## begin

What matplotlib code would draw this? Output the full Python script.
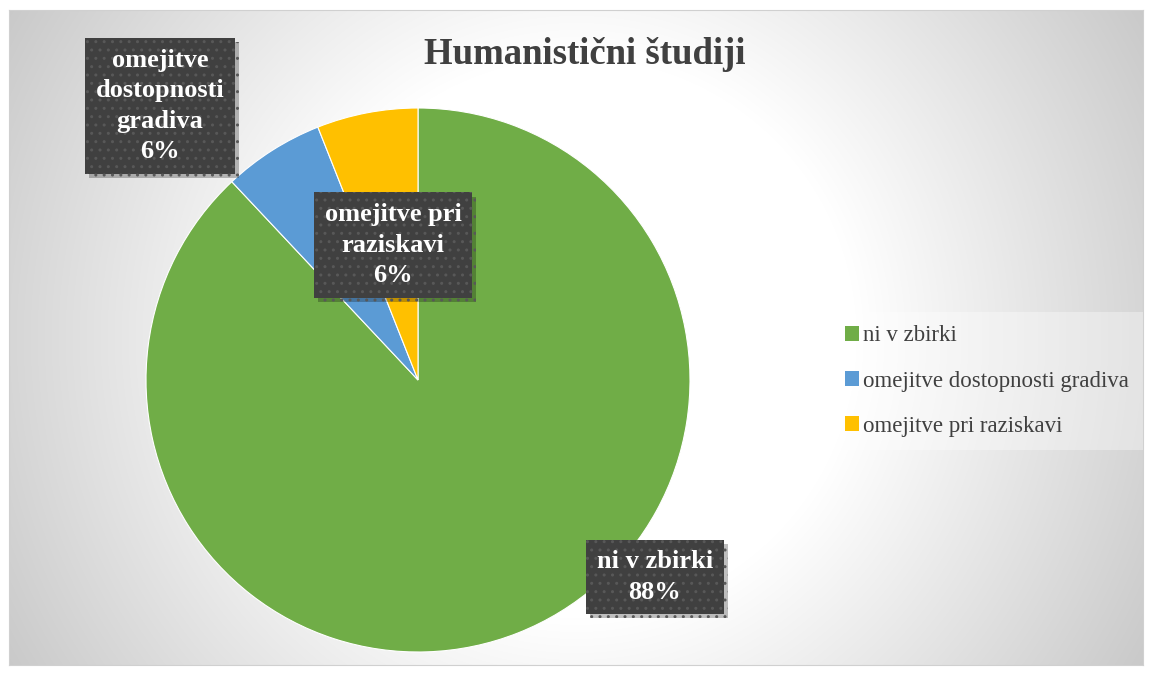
import numpy as np
import matplotlib.pyplot as plt
from matplotlib import patheffects as pe

plt.rcParams['font.family'] = ['Liberation Serif', 'DejaVu Serif']

# Podatki
kategorije = ['ni v zbirki', 'omejitve dostopnosti gradiva', 'omejitve pri raziskavi']
deleži = [88, 6, 6]
barve = ['#70AD47', '#5B9BD5', '#FFC000']
naslov = 'Humanistični študiji'

# položaji oznak (podatkovne koordinate osi pite)
pos_oznak = [(0.871, -0.724), (-0.949, 1.007), (-0.092, 0.496)]
oznake = ['ni v zbirki\n88%', 'omejitve\ndostopnosti\ngradiva\n6%', 'omejitve pri\nraziskavi\n6%']

W, H = 1151, 675
fig = plt.figure(figsize=(W / 100, H / 100), dpi=100)
fig.patch.set_facecolor('white')

# ozadje - radialni gradient iz sredine
bw, bh = 1134, 655
bg = fig.add_axes([9 / W, 10 / H, bw / W, bh / H])
xx, yy = np.meshgrid(np.arange(bw), np.arange(bh))
d = np.sqrt((xx - bw / 2) ** 2 + (yy - bh / 2) ** 2)
g = np.clip(255 - 0.143 * np.clip(d - 280, 0, None), 0, 255) / 255
bg.imshow(np.dstack([g, g, g]), aspect='auto', interpolation='bilinear')
bg.set_xticks([])
bg.set_yticks([])
for s in bg.spines.values():
    s.set_color('#d0d0d0')
    s.set_linewidth(0.8)

# pita
ax = fig.add_axes([146 / W, 23 / H, 544 / W, 544 / H])
ax.set_facecolor('none')
wedges, _ = ax.pie(deleži, colors=barve, startangle=90, counterclock=False,
                   radius=1, wedgeprops=dict(edgecolor='white', linewidth=0.8))
ax.set_xlim(-1, 1)
ax.set_ylim(-1, 1)
ax.set_aspect('equal')
ax.axis('off')

for (x, y), t in zip(pos_oznak, oznake):
    txt = ax.text(x, y, t, ha='center', va='center', fontsize=19, fontweight='bold',
                  color='white', linespacing=1.42, zorder=5,
                  bbox=dict(boxstyle='square,pad=0.4', facecolor='#404040',
                            edgecolor='#585858', linewidth=0, hatch='..'))
    txt.get_bbox_patch().set_path_effects([
        pe.SimplePatchShadow(offset=(3, -3), shadow_rgbFace='black', alpha=0.25),
        pe.Normal()])

fig.text(585 / W, 1 - 55 / H, naslov, ha='center', va='center', fontsize=26.5,
         fontweight='bold', color='#404040')

leg = fig.legend(wedges, kategorije, loc='center left',
                 bbox_to_anchor=(838 / W, 1 - 381 / H), frameon=True,
                 fontsize=16.5, handlelength=0.6, handleheight=0.6,
                 handletextpad=0.2, labelspacing=1.05, borderpad=0.3,
                 borderaxespad=0)
leg.get_frame().set_facecolor('white')
leg.get_frame().set_alpha(0.35)
leg.get_frame().set_edgecolor('none')
leg.get_frame().set_boxstyle('square')
for t in leg.get_texts():
    t.set_color('#404040')
for h in leg.legend_handles:
    h.set_edgecolor('none')

plt.savefig('out.png', dpi=100)
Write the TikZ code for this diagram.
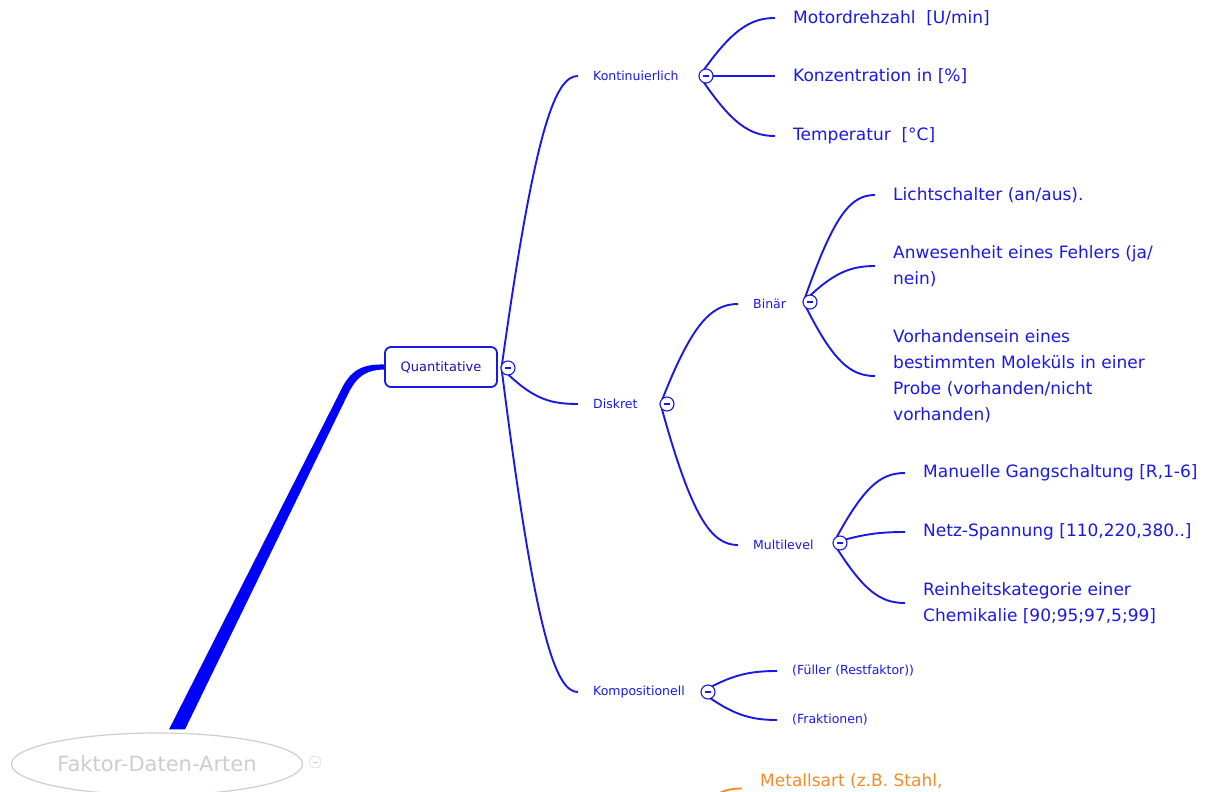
\documentclass[tikz,border=0pt]{standalone}
\usepackage{fontspec}
\setmainfont{DejaVu Sans}
\usetikzlibrary{shapes,positioning,calc}
\definecolor{mapblue}{RGB}{25,25,225}
\definecolor{rootgray}{RGB}{205,205,205}
\definecolor{leaforange}{RGB}{240,140,40}

\begin{document}
\begin{tikzpicture}[x=1pt,y=-1pt,
    branch/.style={mapblue,line width=1.9pt},
    toggle/.style={circle,draw=mapblue,fill=white,line width=1.1pt,minimum size=14pt,inner sep=0pt,text=mapblue},
    label/.style={anchor=west,text=mapblue,font=\fontsize{12.5}{14}\selectfont,inner xsep=15pt,inner ysep=0pt},
    leaf/.style={anchor=west,align=left,text=mapblue,font=\fontsize{17}{26}\selectfont,inner xsep=18pt,inner ysep=0pt}]
    \useasboundingbox (0,0) rectangle (1207,792);

    % Root and main topic
    \node[ellipse,draw=rootgray,line width=1.2pt,minimum width=290pt,minimum height=62pt,
          text=rootgray,font=\fontsize{21}{24}\selectfont] (root) at (157,764) {Faktor-Daten-Arten};
    \node[circle,draw=rootgray,minimum size=12pt,inner sep=0pt,text=rootgray] (rootT) at (315,762) {\rule{5pt}{0.8pt}};
    \node[rounded corners=6pt,draw=mapblue,line width=1.8pt,minimum width=112pt,minimum height=40pt,
          text=mapblue!80!black,font=\fontsize{13}{15}\selectfont] (quant) at (441,367) {Quantitative};
    \fill[blue] ($(root.north)+(12,-3)$) -- (340,392) .. controls (350,370) and (362,364) .. ($(quant.west)+(0,-2.5)$)
        -- ($(quant.west)+(0,2.5)$) .. controls (366,370) and (357,376) .. (348,394) -- ($(root.north)+(28,-3)$) -- cycle;

    % Second level
    \node[label] (kont) at (578,76) {Kontinuierlich};
    \node[label] (diskret) at (578,404) {Diskret};
    \node[label] (kompo) at (578,692) {Kompositionell};
    \node[label] (binaer) at (738,304) {Binär};
    \node[label] (multi) at (738,545) {Multilevel};

    % Leaves
    \node[leaf] (motor) at (775,18) {Motordrehzahl\ \ [U/min]};
    \node[leaf] (konz) at (775,76) {Konzentration in [\%]};
    \node[leaf] (temp) at (775,136) {Temperatur\ \ [°C]};
    \node[leaf] (licht) at (875,195) {Lichtschalter (an/aus).};
    \node[leaf] (fehler) at (875,266) {Anwesenheit eines Fehlers (ja/\\nein)};
    \node[leaf] (molekuel) at (875,376) {Vorhandensein eines\\bestimmten Moleküls in einer\\Probe (vorhanden/nicht\\vorhanden)};
    \node[leaf] (gang) at (905,473) {Manuelle Gangschaltung [R,1-6]};
    \node[leaf] (netz) at (905,532) {Netz-Spannung [110,220,380..]};
    \node[leaf] (rein) at (905,603) {Reinheitskategorie einer\\Chemikalie [90;95;97,5;99]};
    \node[label] (fueller) at (777,671) {(Füller (Restfaktor))};
    \node[label] (frakt) at (777,720) {(Fraktionen)};
    \node[leaf,text=leaforange,anchor=base west] (metal) at (742,786) {Metallsart (z.B. Stahl,};
    \coordinate (metalStart) at (712,800);

    % Toggles
    \coordinate (quantT) at (508,368);
    \coordinate (kontT) at (706,76);
    \coordinate (diskretT) at (667,404);
    \coordinate (binaerT) at (810,302);
    \coordinate (multiT) at (840,543);
    \coordinate (kompoT) at (708,692);

    % Connections
    \foreach \n/\a/\b in {kont/{34,-245}/{-22,0}, diskret/{30,30}/{-30,0}, kompo/{34,270}/{-22,0}} {
        \draw[branch] ($(quantT)+(-6.5,0)$) .. controls +(\a) and +(\b) .. (\n.west);
    }
    \foreach \n/\a/\b in {motor/{32,-46}/{-25,0}, konz/{30,0}/{-25,0}, temp/{32,48}/{-25,0}} {
        \draw[branch] ($(kontT)+(-6.5,0)$) .. controls +(\a) and +(\b) .. (\n.west);
    }
    \foreach \n/\a/\b in {binaer/{31,-80}/{-27,0}, multi/{31,113}/{-27,0}} {
        \draw[branch] ($(diskretT)+(-6.5,0)$) .. controls +(\a) and +(\b) .. (\n.west);
    }
    \foreach \n/\a/\b in {licht/{30,-86}/{-25,0}, fehler/{29,-29}/{-25,0}, molekuel/{29,59}/{-25,0}} {
        \draw[branch] ($(binaerT)+(-6.5,0)$) .. controls +(\a) and +(\b) .. (\n.west);
    }
    \foreach \n/\a/\b in {gang/{30,-56}/{-25,0}, netz/{29,-9}/{-25,0}, rein/{30,48}/{-25,0}} {
        \draw[branch] ($(multiT)+(-6.5,0)$) .. controls +(\a) and +(\b) .. (\n.west);
    }
    \foreach \n/\a/\b in {fueller/{30,-17}/{-28,0}, frakt/{30,22}/{-28,0}} {
        \draw[branch] ($(kompoT)+(-6.5,0)$) .. controls +(\a) and +(\b) .. (\n.west);
    }
    \draw[branch,leaforange] (metalStart) .. controls +(6,-9) and +(-12,0) .. (metal.south west);

    % Toggle circles on top
    \foreach \t in {quantT,kontT,diskretT,binaerT,multiT,kompoT} {
        \node[toggle] (\t c) at (\t) {\rule{6pt}{1.3pt}};
    }
\end{tikzpicture}
\end{document}
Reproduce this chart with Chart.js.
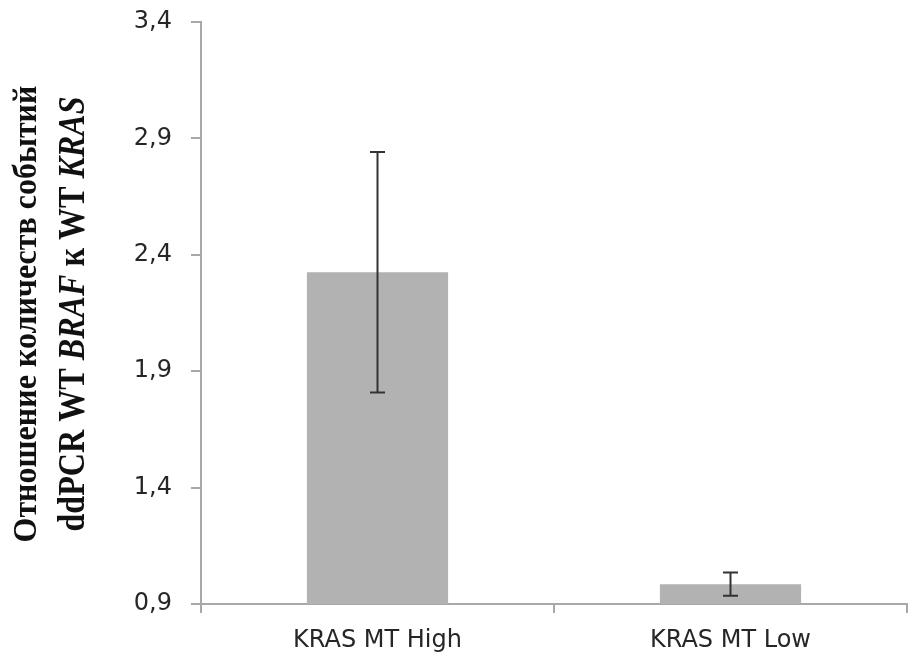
<!DOCTYPE html>
<html>
<head>
<meta charset="utf-8">
<script src="https://cdn.jsdelivr.net/npm/chart.js@4.4.1/dist/chart.umd.min.js"></script>
<style>
  html, body { margin: 0; padding: 0; background: #ffffff; }
  #wrap { width: 922px; height: 652px; position: relative; }
</style>
</head>
<body>
<div id="wrap"><canvas id="c" width="922" height="652"></canvas></div>
<script>
// ---- data ----
const categories = ['KRAS MT High', 'KRAS MT Low'];
const ratioValues = [2.325, 0.985];
const ratioErrors = [0.517, 0.05];
const yTickValues = [0.9, 1.4, 1.9, 2.4, 2.9, 3.4];
const yTickLabels = ['0,9', '1,4', '1,9', '2,4', '2,9', '3,4'];
const titleLine1 = 'Отношение количеств событий';
const titleLine2Parts = [
  { text: 'ddPCR WT ', italic: false },
  { text: 'BRAF', italic: true },
  { text: ' к WT ', italic: false },
  { text: 'KRAS', italic: true }
];

const AXIS_COLOR = '#a8a8a8';
const TEXT_COLOR = '#262626';

const errorBarPlugin = {
  id: 'errorBars',
  afterDatasetsDraw(chart) {
    const ctx = chart.ctx;
    const meta = chart.getDatasetMeta(0);
    const ys = chart.scales.y;
    ctx.save();
    ctx.strokeStyle = '#333333';
    ctx.lineWidth = 2;
    meta.data.forEach((bar, i) => {
      const x = bar.x;
      const top = ys.getPixelForValue(ratioValues[i] + ratioErrors[i]);
      const bot = ys.getPixelForValue(ratioValues[i] - ratioErrors[i]);
      const cap = 7.5;
      ctx.beginPath();
      ctx.moveTo(x, top); ctx.lineTo(x, bot);
      ctx.moveTo(x - cap, top); ctx.lineTo(x + cap, top);
      ctx.moveTo(x - cap, bot); ctx.lineTo(x + cap, bot);
      ctx.stroke();
    });
    ctx.restore();
  }
};

const yTitlePlugin = {
  id: 'yTitle',
  afterDraw(chart) {
    const ctx = chart.ctx;
    const area = chart.chartArea;
    const yc = (area.top + area.bottom) / 2 + 1;
    ctx.save();
    ctx.fillStyle = '#111111';
    ctx.textBaseline = 'alphabetic';
    ctx.textAlign = 'left';
    // line 1
    ctx.save();
    ctx.font = 'bold 34px "Liberation Serif", "DejaVu Serif", serif';
    const w1 = ctx.measureText(titleLine1).width;
    const target1 = 457;
    const f1 = target1 / w1;
    ctx.translate(36, yc);
    ctx.rotate(-Math.PI / 2);
    ctx.scale(f1, 1);
    ctx.fillText(titleLine1, -w1 / 2, 0);
    ctx.restore();
    // line 2
    ctx.save();
    const fontFor = p => (p.italic ? 'italic bold 37px ' : 'bold 37px ') + '"Liberation Serif", "DejaVu Serif", serif';
    let w2 = 0;
    titleLine2Parts.forEach(p => { ctx.font = fontFor(p); p.w = ctx.measureText(p.text).width; w2 += p.w; });
    const target2 = 435;
    const f2 = target2 / w2;
    ctx.translate(84, yc);
    ctx.rotate(-Math.PI / 2);
    ctx.scale(f2, 1);
    let xPos = -w2 / 2;
    titleLine2Parts.forEach(p => { ctx.font = fontFor(p); ctx.fillText(p.text, xPos, 0); xPos += p.w; });
    ctx.restore();
    ctx.restore();
  }
};

new Chart(document.getElementById('c'), {
  type: 'bar',
  data: {
    labels: categories,
    datasets: [{
      data: ratioValues,
      backgroundColor: '#b2b2b2',
      borderWidth: 0,
      barPercentage: 1.0,
      categoryPercentage: 0.4
    }]
  },
  options: {
    responsive: false,
    animation: false,
    devicePixelRatio: 1,
    layout: { padding: { left: 0, right: 15, top: 22, bottom: 0 } },
    plugins: { legend: { display: false }, tooltip: { enabled: false } },
    scales: {
      x: {
        grid: { display: true, drawOnChartArea: false, drawTicks: true, tickLength: 9, color: AXIS_COLOR, lineWidth: 2, offset: true },
        border: { display: true, color: AXIS_COLOR, width: 2 },
        ticks: { color: TEXT_COLOR, font: { family: '"DejaVu Sans", sans-serif', size: 24 }, padding: 13, maxRotation: 0 },
        afterFit(scale) { scale.height = 48; scale.paddingLeft = 0; scale.paddingRight = 0; }
      },
      y: {
        min: 0.9,
        max: 3.4,
        afterBuildTicks(scale) { scale.ticks = yTickValues.map(v => ({ value: v })); },
        grid: { display: true, drawOnChartArea: false, drawTicks: true, tickLength: 10, color: AXIS_COLOR, lineWidth: 2 },
        border: { display: true, color: AXIS_COLOR, width: 2 },
        ticks: {
          color: TEXT_COLOR,
          font: { family: '"DejaVu Sans", sans-serif', size: 24 },
          padding: 19,
          callback: (v, i) => yTickLabels[i]
        },
        afterFit(scale) { scale.width = 201; scale.paddingTop = 0; scale.paddingBottom = 0; }
      }
    }
  },
  plugins: [errorBarPlugin, yTitlePlugin]
});
</script>
</body>
</html>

## end

**Objective:**
Your task is to repeat the opening line of the entries above and each line after it, ending with the line that has "fig.patch.set_facecolor('white')". Do not include the pictures.

**Result for this task:**
What matplotlib code would draw this? Output the full Python script.
import numpy as np
import matplotlib.pyplot as plt
from matplotlib import patheffects as pe

plt.rcParams['font.family'] = ['Liberation Serif', 'DejaVu Serif']

# Podatki
kategorije = ['ni v zbirki', 'omejitve dostopnosti gradiva', 'omejitve pri raziskavi']
deleži = [88, 6, 6]
barve = ['#70AD47', '#5B9BD5', '#FFC000']
naslov = 'Humanistični študiji'

# položaji oznak (podatkovne koordinate osi pite)
pos_oznak = [(0.871, -0.724), (-0.949, 1.007), (-0.092, 0.496)]
oznake = ['ni v zbirki\n88%', 'omejitve\ndostopnosti\ngradiva\n6%', 'omejitve pri\nraziskavi\n6%']

W, H = 1151, 675
fig = plt.figure(figsize=(W / 100, H / 100), dpi=100)
fig.patch.set_facecolor('white')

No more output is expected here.